All that, mind you, is the first act. And for a while, it's sort of fun. Jason Smilovic's dialogue is best described as "hyperstylized," and while it's often painfully clear he wants to write his very own Tarantino script, some of the scenes, especially those revolving around Liu, develop a playful rhythm. But it does bog down after too much tweeness, especially Slevin, a character who continues saying things that will clearly get him beaten a lot for no reason other than the screenwriter thought his dialogue was clever.

When the plot reveal comes, about an hour in, it's agony. Not even in The Usual Suspects does a twist so thoroughly invalidate everything the audience has sat through. It was a twist I resented, something I have never done before. It makes the rest of the movie an empty exercise in style and plot mechanics, and at the end of the film it all adds up to a huge "so what?" I didn't have fun, and nothing happened, the end.
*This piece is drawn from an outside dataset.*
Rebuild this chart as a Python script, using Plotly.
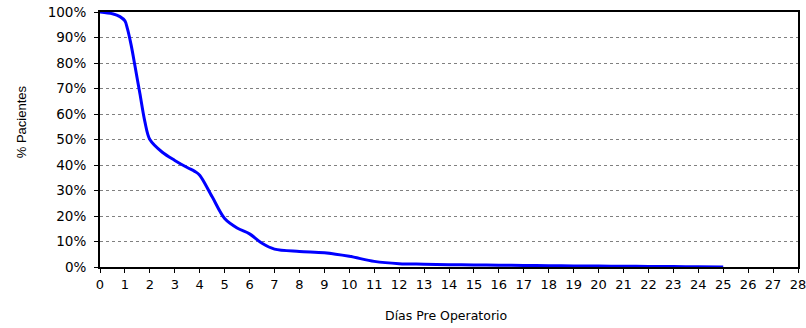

Not that the style or the plot mechanics are that interesting. After the reveal, the plot becomes a rote and predictable procedural (not that it wasn't already predictable; but at least I got to wonder how long it would take until the house of cards collapsed). And the style is unmistakable the work of a Guy Ritchie/Danny Boyle wannabe; Paul McGuigan is now 4 for 4 in making movies mostly unlike each other, all of them slavishly retreading styles better directors have perfected. Here, it's an editing scheme taken wholesale from Lock, Stock and Two Smoking Barrels. The set design is just about the only intriguing element of the film's look, and only then because it is so inexplicably 1970s-style.

All of this would be forgivable if it were any fun, and it almost is - look at that cast! Willis, Freeman, Tucci, Kingsley, all old hat at this sort of thing. Although it shows. None of them give anything they can't do in their sleep, although it's cute how Kingsley drops his accent from time to time. Amazingly, Lucy Liu is the one bright spot in the cast (I know!). Her role is so aggressively cutesy and cod-girl Friday that you'd think you'd like to smack her; but Liu sells it.

No, the big black hole at the center of this woeful failure is Josh Hartnett. I would beg of anyone to tell me what possible reason their can be for finding him desirable to put in a movie. He is not simply a bad actor, he is a vacuum of anti-talent so profound that not only does he bring down the actors around him, it is observable that the cinematography, editing, and make-up design become noticably worse when he is onscreen, like the very art of the cinema is trying to reject his presence. He is acceptable - barely - when playing villains. But as an heroic lead, he is a colossal failure. He is unpleasant to look at, and he cannot speak. He has three films in the pipeline right now. God is dead.

A final complaint: at one point, a character compares Slevin's predicament to Cary Grant in North by Northwest. Set aside that the comparison is inapt, given what the audience knows at this point, set aside that Grant outclasses Hartnett so completely that it's hardly fair pointing out that they work in the same industry; this is just a perfect example of the MST3K rule that you never remind the audience of a good movie in the middle of your bad movie.